From Dubai, a Tasty Little Read

The unlikely Brussels sprout – that tiny cousin to a cabbage once maligned by diners everywhere – is now celebrating a chic and elevated status as icon for excellence in international design.

In April 2010 architects Cesar Bustos and Ignacio Gomez, both located in Dubai, launched brussels sprout curatorial magazine, a quarterly publication for  contemporary thinking and emerging art.  Ignacio was recently named the 2010 Young Architect of the Year by the Middle East Architects Awards.

With a staff of ten, its editors say brussels sprout aims to become an open, independent and alternative platform offering content related to the artistic and cultural world.   They’re located in Dubai, but their contributors are around the world.

Images in its second issue mingle classic architectural icons from the U.S. with those of latter-day Dubai.  Where Warhol once shot a lengthy film of the Empire State Building, brussels sprout has posted a 60-minute video of the Burj Khalifa.  Superimposed behind images of construction workers in a 1930s Manhattan skyline loom Dubai skyscrapers.  And a whimsical Stay Puft marshmallow man, straight out of “Ghost Busters,” threatens to demolish a Middle East streetscape.
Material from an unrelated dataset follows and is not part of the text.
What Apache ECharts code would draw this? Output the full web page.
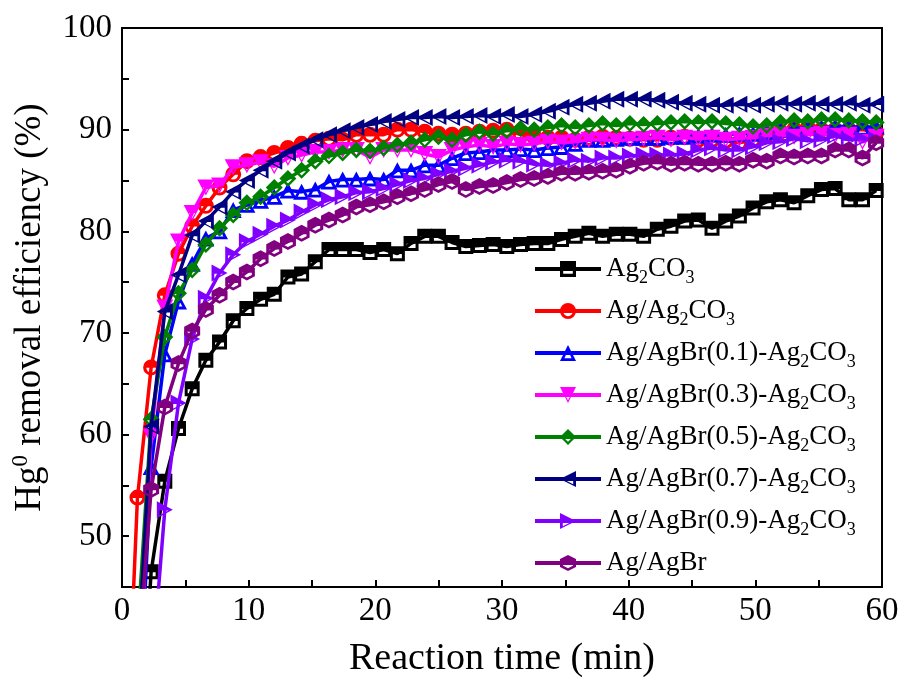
<!DOCTYPE html>
<html><head><meta charset="utf-8">
<script src="https://cdn.jsdelivr.net/npm/echarts/dist/echarts.min.js"></script>
<style>html,body{margin:0;padding:0;background:#fff}#c{width:899px;height:677px}</style>
</head><body><div id="c"></div><script>
// Sampling times (min)
const times = [0.14,1.22,2.30,3.38,4.46,5.54,6.62,7.70,8.78,9.86,10.94,12.02,13.10,14.18,15.26,16.34,17.42,18.50,19.58,20.66,21.74,22.82,23.90,24.98,26.06,27.14,28.22,29.30,30.38,31.46,32.54,33.62,34.70,35.78,36.86,37.94,39.02,40.10,41.18,42.26,43.34,44.42,45.50,46.58,47.66,48.74,49.82,50.90,51.98,53.06,54.14,55.22,56.30,57.38,58.46,59.54];

const ag2co3 = [10,25,46.5,55.4,60.6,64.5,67.3,69.1,71.2,72.4,73.3,73.8,75.5,75.8,77.0,78.2,78.2,78.2,77.9,78.2,77.8,78.8,79.5,79.5,78.9,78.5,78.6,78.7,78.5,78.7,78.8,78.8,79.2,79.5,79.8,79.5,79.7,79.7,79.5,80.2,80.5,81.0,81.1,80.3,81.0,81.5,82.3,82.9,83.1,82.8,83.5,84.1,84.2,83.1,83.1,84.0];
const agAg2co3 = [22,53.8,66.6,73.7,77.8,80.5,82.5,84.3,85.6,86.9,87.3,87.7,88.2,88.6,88.9,89.1,89.0,89.5,89.5,89.5,90.0,90.0,89.8,89.6,89.5,89.6,89.8,89.9,90.0,89.5,89.3,89.2,89.2,89.0,89.2,89.3,89.2,89.1,89.0,89.0,89.2,89.3,89.0,89.0,88.9,88.7,89.0,89.5,89.8,90.0,90.2,90.0,90.0,90.0,90.0,89.7];
const agBr01 = [5,29.4,56.8,67.9,73.1,76.8,79.3,80.0,82.1,82.6,83.0,83.4,84.0,83.9,84.1,84.9,85.1,85.1,85.2,85.1,86.0,86.0,86.5,86.5,87.2,87.7,87.8,88.0,88.0,88.1,88.0,88.2,88.3,88.6,89.0,89.0,89.1,89.2,89.2,89.2,89.3,89.3,89.4,89.5,89.5,89.6,89.6,89.8,90.0,90.1,90.2,90.2,90.3,90.3,90.2,90.3];
const agBr03 = [20,31.9,59.8,72.5,79.0,81.8,84.3,84.5,86.3,86.5,86.8,86.4,87.2,87.5,87.8,87.8,88.0,88.0,87.3,88.0,88.0,88.0,87.6,87.3,88.0,88.3,88.5,88.3,88.6,88.5,88.6,88.8,88.7,88.8,89.0,89.0,88.9,89.0,89.1,89.2,89.0,89.2,89.1,89.2,89.0,89.1,89.2,89.4,89.5,89.3,89.5,89.6,89.4,89.5,88.8,89.3];
const agBr05 = [15,40.4,61.5,69.6,73.9,76.2,78.7,80.3,81.6,82.8,83.4,84.3,85.2,86.0,86.9,87.4,87.7,88.0,87.9,88.2,88.5,88.7,89.0,89.3,89.0,89.5,89.8,89.6,89.9,90.1,90.0,90.2,90.4,90.2,90.4,90.6,90.4,90.6,90.5,90.6,90.7,90.8,90.7,90.8,90.6,90.5,90.3,90.4,90.7,90.9,90.8,91.0,91.0,90.9,90.8,90.7];
const agBr07 = [10,37.2,60.8,72.1,75.7,79.6,81.0,82.4,83.9,85.0,86.0,86.9,87.7,88.4,89.0,89.5,89.9,90.2,90.5,90.8,91.0,91.2,91.2,91.3,91.2,91.3,91.4,91.3,91.5,91.3,91.5,91.8,92.2,92.5,92.6,92.8,93.0,93.0,93.0,92.9,92.7,92.6,92.5,92.4,92.4,92.5,92.4,92.5,92.6,92.5,92.6,92.5,92.5,92.6,92.4,92.5];
const agBr09 = [5,10,35.7,52.6,63.1,69.4,73.4,75.9,77.7,79.0,79.7,80.5,81.1,81.9,82.6,83.1,83.4,83.8,83.9,84.2,84.6,85.0,85.2,85.6,85.9,86.2,86.5,86.8,87.0,86.9,86.6,86.5,86.7,87.0,86.9,87.2,87.2,87.4,87.5,87.5,87.5,87.6,88.0,88.2,88.0,88.0,88.3,88.7,88.8,89.1,88.9,89.0,89.4,89.0,89.1,89.0];
const agAgBr = [5,37.1,54.6,62.7,67.0,70.2,72.3,73.7,75.0,76.0,77.3,78.3,79.0,79.8,80.6,81.1,81.6,82.4,82.6,82.9,83.4,83.7,84.1,84.6,84.9,84.1,84.4,84.5,84.8,85.1,85.2,85.4,85.7,85.7,85.8,85.9,86.0,86.4,86.7,86.8,86.6,86.7,86.6,86.6,86.7,86.6,87.0,86.9,87.4,87.3,87.4,87.4,88.0,88.0,87.2,88.7];

const seriesNames = ['Ag2CO3','Ag/Ag2CO3','Ag/AgBr(0.1)-Ag2CO3','Ag/AgBr(0.3)-Ag2CO3','Ag/AgBr(0.5)-Ag2CO3','Ag/AgBr(0.7)-Ag2CO3','Ag/AgBr(0.9)-Ag2CO3','Ag/AgBr'];
const legendLabels = ['Ag{s|2}CO{s|3}','Ag/Ag{s|2}CO{s|3}','Ag/AgBr(0.1)-Ag{s|2}CO{s|3}','Ag/AgBr(0.3)-Ag{s|2}CO{s|3}','Ag/AgBr(0.5)-Ag{s|2}CO{s|3}','Ag/AgBr(0.7)-Ag{s|2}CO{s|3}','Ag/AgBr(0.9)-Ag{s|2}CO{s|3}','Ag/AgBr'];
const seriesValues = [ag2co3, agAg2co3, agBr01, agBr03, agBr05, agBr07, agBr09, agAgBr];
const colors = ['#000000','#FF0000','#0000FF','#FF00FF','#008000','#000080','#8000FF','#800080'];

// half-filled marker shapes (upper part filled, lower interior open)
const symbols = [
  'path://M0 0H20V20H0Z M4 10.5V16H16V10.5Z',
  'path://M0 10A10 10 0 1 1 20 10A10 10 0 1 1 0 10Z M16 10.5H4A6 6 0 0 0 16 10.5Z',
  'path://M10 0L20 20L0 20Z M5.5 16.5L14.5 16.5L12.3 12L7.7 12Z',
  'path://M0 0L20 0L10 20Z M6.5 10L10 16.5L13.5 10Z',
  'path://M10 0L20 10L10 20L0 10Z M5 11L10 16L15 11Z',
  'path://M0 10L20 0L20 20Z M5.5 11L16.5 16.5L16.5 11Z',
  'path://M0 0L20 10L0 20Z M3.5 11L3.5 16.5L14.5 11Z',
  'path://M10 0L19 5L19 15L10 20L1 15L1 5Z M4.5 11L4.5 13.5L10 16.5L15.5 13.5L15.5 11Z'
];
const symSizes = [[15,15],[16,16],[17,16],[17,16],[17,17],[16,17],[16,17],[16,17]];

const FONT = 'Liberation Serif';
const chart = echarts.init(document.getElementById('c'), null, {renderer:'canvas'});

const series = seriesNames.map((n,i)=>({
  name: n,
  type: 'line',
  data: times.map((t,k)=>[t, seriesValues[i][k]]),
  symbol: symbols[i],
  symbolSize: symSizes[i],
  showAllSymbol: true,
  clip: true,
  lineStyle: {color: colors[i], width: 3.5},
  itemStyle: {color: colors[i], borderWidth: 0},
  emphasis: {disabled: true},
  z: 2 + i
}));

chart.setOption({
  animation: false,
  backgroundColor: '#fff',
  grid: {left: 122, right: 17, top: 28, bottom: 90, outerBoundsMode: 'none', containLabel: false,
    show: true, borderColor: '#000', borderWidth: 2, backgroundColor: 'transparent'},
  legend: {
    left: 533, top: 251, orient: 'vertical', padding: 0,
    itemWidth: 66, itemHeight: 20, itemGap: 6,
    data: seriesNames,
    lineStyle: {width: 4},
    formatter: function(name){ return legendLabels[seriesNames.indexOf(name)]; },
    textStyle: {fontFamily: FONT, fontSize: 27, color: '#000', lineHeight: 36,
      rich: {s: {fontFamily: FONT, fontSize: 18, color: '#000', verticalAlign: 'bottom', lineHeight: 14}}},
    selectedMode: false
  },
  xAxis: {
    type: 'value', min: 0, max: 60, interval: 5,
    name: 'Reaction time (min)', nameLocation: 'middle', nameGap: 53,
    nameTextStyle: {fontFamily: FONT, fontSize: 38, color: '#000'},
    axisLine: {lineStyle: {color: '#000', width: 2}},
    axisTick: {inside: true, length: 7, lineStyle: {color: '#000', width: 2}},
    axisLabel: {margin: 8, fontFamily: FONT, fontSize: 33, color: '#000',
      formatter: v => (v % 10 === 0 ? String(v) : '')},
    splitLine: {show: false}
  },
  yAxis: {
    type: 'value', min: 45, max: 100, interval: 5,
    name: 'Hg{sup|0} removal efficiency (%)', nameLocation: 'middle', nameGap: 64, nameRotate: 90,
    nameTextStyle: {fontFamily: FONT, fontSize: 37, color: '#000', lineHeight: 42,
      rich: {sup: {fontFamily: FONT, fontSize: 23, color: '#000', verticalAlign: 'top', lineHeight: 22}}},
    axisLine: {lineStyle: {color: '#000', width: 2}},
    axisTick: {inside: true, length: 7, lineStyle: {color: '#000', width: 2}},
    axisLabel: {margin: 10, fontFamily: FONT, fontSize: 33, color: '#000',
      formatter: v => (v % 10 === 0 ? String(v) : '')},
    splitLine: {show: false}
  },
  series: series
});
</script></body></html>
The magazine seeks content that’s “accurate and not superficial, and design that’s linked to its content,” said editor Blanca Lopez, who also named Rem Koolhaas the world’s most influential architect of the moment

The magazine is currently online, with no plans to go into print.  Adapted for the latest electronic devices (Ipad, Kindle, etc), brussels sprout can be downloaded quarterly in ePub and PDF format from www.brusselssprout.org.

Like the vegetable it’s named for – which can be transformed with just a twist of lemon, a bit of parmesan and a little olive oil into a marvelous dish, this is a magazine that promises to provide a tasty treat for architecture aficionados around the world.